Человек-аббревиатура
120 лет назад родился поэт Николай Оцуп
4 ноября 2014 Константин БогомоловЧитая рукописный альманах Корнея Чуковского «Чукоккала», замечаешь: два стойких чувства не покидали петроградских литераторов в первые советские дни и годы: чувство голода и чувство юмора. Сочинители падали в голодные обмороки, бились за скудные пайки, – и шутливо обыгрывали свои страдания в экспромтах, эпиграммах и пародиях.
Смешил литераторов и парад аббревиатур, которыми метила себя новая власть. Однажды Блок будто бы спросил у Чуковского, что значит аббревиатура ОЦУП. Я ответил, что насколько я знаю, это Общество Целесообразного Употребления Пищи, – напишет Чуковский много лет спустя, готовя к изданию «Чукоккалу» (которая, впрочем, выйдет только десятилетие спустя после его смерти).
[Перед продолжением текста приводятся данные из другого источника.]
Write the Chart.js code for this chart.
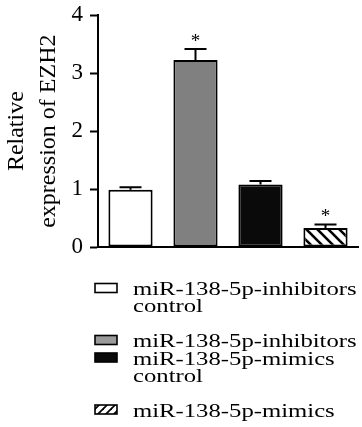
<!DOCTYPE html>
<html><head><meta charset="utf-8">
<script src="https://cdn.jsdelivr.net/npm/chart.js@4"></script>
<style>html,body{margin:0;padding:0;background:#fff;}#wrap{width:362px;height:427px;position:relative}</style>
</head><body><div id="wrap"><canvas id="c"></canvas></div>
<script>
// ---- data ----
const categories = [["miR-138-5p-inhibitors","control"],["miR-138-5p-inhibitors"],["miR-138-5p-mimics","control"],["miR-138-5p-mimics"]];
const values = [0.99, 3.23, 1.08, 0.33];
const errors = [0.04, 0.19, 0.06, 0.06];
const significant = [false, true, false, true];
const yTicks = [0, 1, 2, 3, 4];
const yTitle = ["Relative", "expression of EZH2"];

// ---- styles ----
const SERIF = "'Liberation Serif', 'Times New Roman', serif";
function hatch(period, dir, lw) {
  const c = document.createElement('canvas');
  c.width = period; c.height = period;
  const g = c.getContext('2d');
  g.fillStyle = '#fff'; g.fillRect(0, 0, period, period);
  g.strokeStyle = '#000'; g.lineWidth = lw;
  for (let k = -1; k <= 1; k++) {
    g.beginPath();
    if (dir === '\\') { g.moveTo(k * period - 2, -2); g.lineTo(k * period + period + 2, period + 2); }
    else { g.moveTo(k * period - 2, period + 2); g.lineTo(k * period + period + 2, -2); }
    g.stroke();
  }
  return g.createPattern(c, 'repeat');
}
const barFills = ['#ffffff', '#808080', '#0a0a0a', hatch(11, '\\', 2.6)];
const legendFills = ['#ffffff', '#9a9a9a', '#0a0a0a', hatch(8, '/', 1.8)];

const errorPlugin = {
  id: 'errs',
  afterDatasetsDraw(chart) {
    const ctx = chart.ctx, ys = chart.scales.y;
    const meta = chart.getDatasetMeta(0);
    ctx.save();
    ctx.strokeStyle = '#000'; ctx.lineWidth = 2;
    meta.data.forEach((el, i) => {
      const yTop = ys.getPixelForValue(values[i] + errors[i]);
      ctx.beginPath();
      ctx.moveTo(el.x, el.y); ctx.lineTo(el.x, yTop);
      ctx.moveTo(el.x - 11, yTop); ctx.lineTo(el.x + 11, yTop);
      ctx.stroke();
      if (significant[i]) {
        ctx.fillStyle = '#000';
        ctx.font = '19px ' + SERIF;
        ctx.textAlign = 'center'; ctx.textBaseline = 'alphabetic';
        ctx.fillText('*', el.x, yTop - 2);
      }
    });
    ctx.restore();
  }
};

const legendPlugin = {
  id: 'leg',
  afterDraw(chart) {
    const ctx = chart.ctx;
    let yc = chart.chartArea.bottom + 41;
    ctx.save();
    categories.forEach((lines, i) => {
      ctx.fillStyle = legendFills[i];
      ctx.fillRect(95, yc - 4.5, 22, 9);
      ctx.strokeStyle = '#000'; ctx.lineWidth = 1.6;
      ctx.strokeRect(95, yc - 4.5, 22, 9);
      ctx.fillStyle = '#000';
      ctx.font = '19px ' + SERIF;
      ctx.textAlign = 'left'; ctx.textBaseline = 'alphabetic';
      lines.forEach((t, j) => {
        ctx.save();
        ctx.translate(133, yc + 7 + j * 17);
        ctx.scale(1.3, 1);
        ctx.fillText(t, 0, 0);
        ctx.restore();
      });
      yc += lines.length > 1 ? 52 : 17.5;
    });
    ctx.restore();
  }
};

new Chart(document.getElementById('c'), {
  type: 'bar',
  data: {
    labels: categories,
    datasets: [{
      data: values,
      backgroundColor: barFills,
      borderColor: '#000',
      borderWidth: 2,
      borderSkipped: false,
      barPercentage: 0.68,
      categoryPercentage: 1
    }]
  },
  options: {
    responsive: true, maintainAspectRatio: false, animation: false,
    layout: { padding: { top: 0, right: 4, bottom: 180, left: 0 } },
    plugins: { legend: { display: false }, tooltip: { enabled: false } },
    scales: {
      x: {
        ticks: { display: false },
        grid: { display: false, drawTicks: false },
        border: { display: true, color: '#000', width: 2 }
      },
      y: {
        min: 0, max: 4,
        afterBuildTicks(s) { s.ticks = yTicks.map(v => ({ value: v })); },
        afterFit(s) { s.width = 98; },
        ticks: { color: '#000', font: { family: SERIF, size: 23, lineHeight: 0.72 }, padding: 7 },
        grid: { drawOnChartArea: false, drawTicks: true, tickLength: 8, tickColor: '#000', tickWidth: 2 },
        border: { display: true, color: '#000', width: 2 },
        title: { display: true, text: yTitle, color: '#000', font: { family: SERIF, size: 24, lineHeight: 1.33 }, padding: { top: 1, bottom: 0 } }
      }
    }
  },
  plugins: [errorPlugin, legendPlugin]
});
</script></body></html>
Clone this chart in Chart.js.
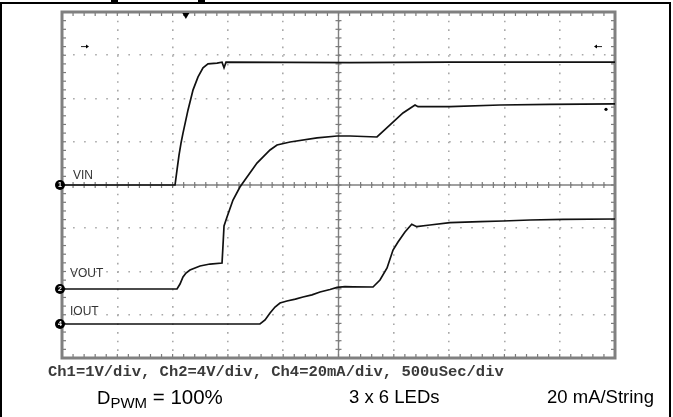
<!DOCTYPE html>
<html><head><meta charset="utf-8">
<script src="https://cdn.jsdelivr.net/npm/chart.js@4.4.1/dist/chart.umd.min.js"></script>
<style>
html,body{margin:0;padding:0;background:#fff;}
#wrap{position:relative;width:673px;height:417px;overflow:hidden;background:#fff;}
#box{position:absolute;left:0;top:2px;width:671px;height:440px;border:2px solid #000;box-sizing:border-box;}
canvas{position:absolute;left:0;top:0;}
.cap{position:absolute;font-family:"Liberation Mono","Courier New",monospace;font-weight:bold;font-size:15.5px;color:#3a3a3a;white-space:nowrap;}
.big{position:absolute;font-family:"Liberation Sans",Arial,sans-serif;font-size:18.5px;color:#000;white-space:nowrap;}
.big sub{font-size:15px;vertical-align:-4px;}
.big .eq{font-size:20.5px;}
.frag{position:absolute;top:0;height:2px;background:#000;}
</style></head>
<body><div id="wrap"><div id="box"></div><canvas id="c" width="673" height="417"></canvas>
<div class="frag" style="left:111px;width:7px"></div>
<div class="frag" style="left:198px;width:7px"></div>
<div class="cap" style="left:48px;top:363px">Ch1=1V/div, Ch2=4V/div, Ch4=20mA/div, 500uSec/div</div>
<div class="big" style="left:97px;top:385px">D<sub>PWM</sub><span class="eq"> = 100%</span></div>
<div class="big" style="left:349px;top:386px">3 x 6 LEDs</div>
<div class="big" style="left:547px;top:386px">20 mA/String</div>
</div>
<script>
// ---- data read from the scope capture (time in microseconds) ----
const vinTimeUs   = [0, 1022, 1040, 1058, 1076, 1094, 1139, 1185, 1230, 1275, 1320, 1402, 1447, 1465, 1483, 2600, 3500, 5000];
const vinVolts    = [0, 0, 0.35, 0.69, 0.97, 1.20, 1.73, 2.20, 2.50, 2.71, 2.80, 2.82, 2.84, 2.71, 2.84, 2.83, 2.84, 2.84];

const voutTimeUs  = [0, 1040, 1067, 1094, 1121, 1157, 1248, 1338, 1447, 1456, 1465, 1492, 1546, 1609, 1673, 1763, 1881, 1944, 2062, 2306, 2487, 2604, 2848, 2966, 3083, 3192, 3219, 3508, 3960, 4412, 5000];
const voutVolts   = [0, 0, 0.46, 1.11, 1.48, 1.76, 2.13, 2.31, 2.40, 4.10, 5.83, 6.66, 8.23, 9.43, 10.36, 11.65, 12.86, 13.32, 13.60, 13.97, 14.15, 14.15, 14.06, 15.17, 16.28, 17.02, 16.86, 16.86, 17.02, 17.08, 17.12];

const ioutTimeUs  = [0, 1790, 1836, 1881, 1926, 1971, 2034, 2110, 2179, 2260, 2333, 2423, 2487, 2559, 2631, 2812, 2875, 2939, 2993, 3038, 3101, 3162, 3207, 3327, 3508, 3780, 3987, 4232, 4530, 5000];
const ioutMilliA  = [0, 0, 1.85, 5.09, 7.86, 9.71, 10.64, 11.50, 12.49, 13.50, 14.80, 15.95, 16.90, 17.30, 17.20, 17.11, 20.35, 25.90, 34.22, 37.92, 42.54, 46.10, 44.99, 45.78, 46.84, 47.30, 47.63, 48.09, 48.41, 48.55];

const channelLabels = ['VIN', 'VOUT', 'IOUT'];
const channelNumbers = ['1', '2', '4'];

// scope settings
const timePerDivUs = 500, hDivs = 10, vDivs = 8;
const ch1PerDiv = 1, ch2PerDiv = 4, ch4PerDiv = 20;
const ch1GroundDiv = 0, ch2GroundDiv = -2.405, ch4GroundDiv = -3.214;

function pts(t, v){ return t.map((x,i)=>({x:x, y:v[i]})); }
function range(perDiv, gnd){ return {min:(-vDivs/2 - gnd)*perDiv, max:(vDivs/2 - gnd)*perDiv}; }

const graticule = {
  id: 'graticule',
  beforeDatasetsDraw(chart){
    const {ctx, chartArea:a, scales} = chart;
    const xs = scales.x, gs = scales.grid;
    const cx = xs.getPixelForValue(timePerDivUs*hDivs/2), cy = gs.getPixelForValue(0);
    const L = (x1,y1,x2,y2)=>{ctx.beginPath();ctx.moveTo(x1,y1);ctx.lineTo(x2,y2);ctx.stroke();};
    ctx.save();
    ctx.strokeStyle = '#808080'; ctx.lineWidth = 1.4;
    L(a.left, cy, a.right, cy); L(cx, a.top, cx, a.bottom);
    ctx.lineWidth = 1.2; ctx.strokeStyle = '#7a7a7a';
    for (let i=0;i<=hDivs*5;i++){
      const x = xs.getPixelForValue(i*timePerDivUs/5);
      L(x, a.top, x, a.top+4); L(x, a.bottom-4, x, a.bottom); L(x, cy-3, x, cy+3);
    }
    for (let j=0;j<=vDivs*5;j++){
      const y = gs.getPixelForValue(-vDivs/2 + j/5);
      L(a.left, y, a.left+4, y); L(a.right-4, y, a.right, y); L(cx-3, y, cx+3, y);
    }
    ctx.lineWidth = 3; ctx.strokeStyle = '#808080';
    ctx.strokeRect(a.left, a.top, a.right-a.left, a.bottom-a.top);
    ctx.restore();
  },
  afterDatasetsDraw(chart){
    const {ctx, chartArea:a, scales} = chart;
    ctx.save();
    const grounds = [scales.ch1.getPixelForValue(0), scales.ch2.getPixelForValue(0), scales.ch4.getPixelForValue(0)];
    const labelDx = [11, 8, 8], labelDy = [-6, -12, -9];
    grounds.forEach((gy,i)=>{
      ctx.font = '12px "Liberation Sans", Arial, sans-serif'; ctx.textAlign = 'left'; ctx.textBaseline = 'alphabetic';
      ctx.fillStyle = '#333';
      ctx.fillText(channelLabels[i], a.left + labelDx[i], gy + labelDy[i]);
      ctx.fillStyle = '#000';
      ctx.beginPath(); ctx.arc(a.left-2, gy, 5, 0, Math.PI*2); ctx.fill();
      ctx.fillStyle = '#fff'; ctx.font = 'bold 7px "Liberation Sans", Arial';
      ctx.textAlign = 'center'; ctx.textBaseline = 'middle';
      ctx.fillText(channelNumbers[i], a.left-2, gy+0.5);
    });
    // trigger position marker
    const tx = scales.x.getPixelForValue(1120);
    ctx.fillStyle = '#000';
    ctx.beginPath(); ctx.moveTo(tx-3.5, a.top+1); ctx.lineTo(tx+3.5, a.top+1); ctx.lineTo(tx, a.top+7); ctx.closePath(); ctx.fill();
    // trigger level arrows
    const ay = scales.grid.getPixelForValue(3.2);
    ctx.strokeStyle = '#222'; ctx.lineWidth = 1;
    const lx = a.left + 24, rx = a.right - 18;
    ctx.beginPath(); ctx.moveTo(lx-5, ay); ctx.lineTo(lx+2, ay); ctx.stroke();
    ctx.beginPath(); ctx.moveTo(lx+3, ay); ctx.lineTo(lx, ay-2); ctx.lineTo(lx, ay+2); ctx.closePath(); ctx.fill();
    ctx.beginPath(); ctx.moveTo(rx-2, ay); ctx.lineTo(rx+5, ay); ctx.stroke();
    ctx.beginPath(); ctx.moveTo(rx-3, ay); ctx.lineTo(rx, ay-2); ctx.lineTo(rx, ay+2); ctx.closePath(); ctx.fill();
    ctx.beginPath(); ctx.arc(a.right-9, scales.grid.getPixelForValue(1.75), 1.6, 0, Math.PI*2); ctx.fill();
    ctx.restore();
  }
};

const r2 = range(ch2PerDiv, ch2GroundDiv), r4 = range(ch4PerDiv, ch4GroundDiv), r1 = range(ch1PerDiv, ch1GroundDiv);
const trace = {borderColor:'#111', borderWidth:1.7, pointRadius:0, showLine:true, fill:false, tension:0};

new Chart(document.getElementById('c'), {
  type: 'scatter',
  data: { datasets: [
    Object.assign({label:'VIN',  data: pts(vinTimeUs, vinVolts),   yAxisID:'ch1'}, trace),
    Object.assign({label:'VOUT', data: pts(voutTimeUs, voutVolts), yAxisID:'ch2'}, trace),
    Object.assign({label:'IOUT', data: pts(ioutTimeUs, ioutMilliA), yAxisID:'ch4'}, trace)
  ]},
  options: {
    responsive:false, animation:false, devicePixelRatio:1,
    layout:{padding:{left:62, right:58, top:12, bottom:59}},
    plugins:{legend:{display:false}, tooltip:{enabled:false}},
    scales:{
      x:{type:'linear', min:0, max:timePerDivUs*hDivs, position:'bottom',
         ticks:{display:false, stepSize:timePerDivUs},
         grid:{color:'#a8a8a8', lineWidth:1.6, drawTicks:false},
         border:{display:false, dash:[1.6, 7.05]}},
      grid:{type:'linear', min:-vDivs/2, max:vDivs/2, position:'left',
         ticks:{display:false, stepSize:1},
         grid:{color:'#a8a8a8', lineWidth:1.6, drawTicks:false},
         border:{display:false, dash:[1.6, 9.46]}},
      ch1:{type:'linear', display:false, min:r1.min, max:r1.max},
      ch2:{type:'linear', display:false, min:r2.min, max:r2.max},
      ch4:{type:'linear', display:false, min:r4.min, max:r4.max}
    }
  },
  plugins:[graticule]
});
</script>
</body></html>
Этот ОЦУП так и припечатался к Николаю Оцупу. И никогда не суждено ему будет избавиться от несколько снисходительного и ироничного отношения литературных современников.
Шутка про целесообразную пищу имела свою подоплеку. Чуковский: Оцуп был замечателен тем, что временами исчезал из столицы и, возвратившись, привозил откуда-то из дальних краев такие драгоценности, как сушеная вобла, клюква, баранки, горох, овес…
Оцуп не был обжорой, баранки, вобла и горох были нужны ему для высоких целей, у писателей он обменивал еду на духовную пищу, - попросту говоря, на рукописи, нужные, чтобы затеять издание очередного альманаха.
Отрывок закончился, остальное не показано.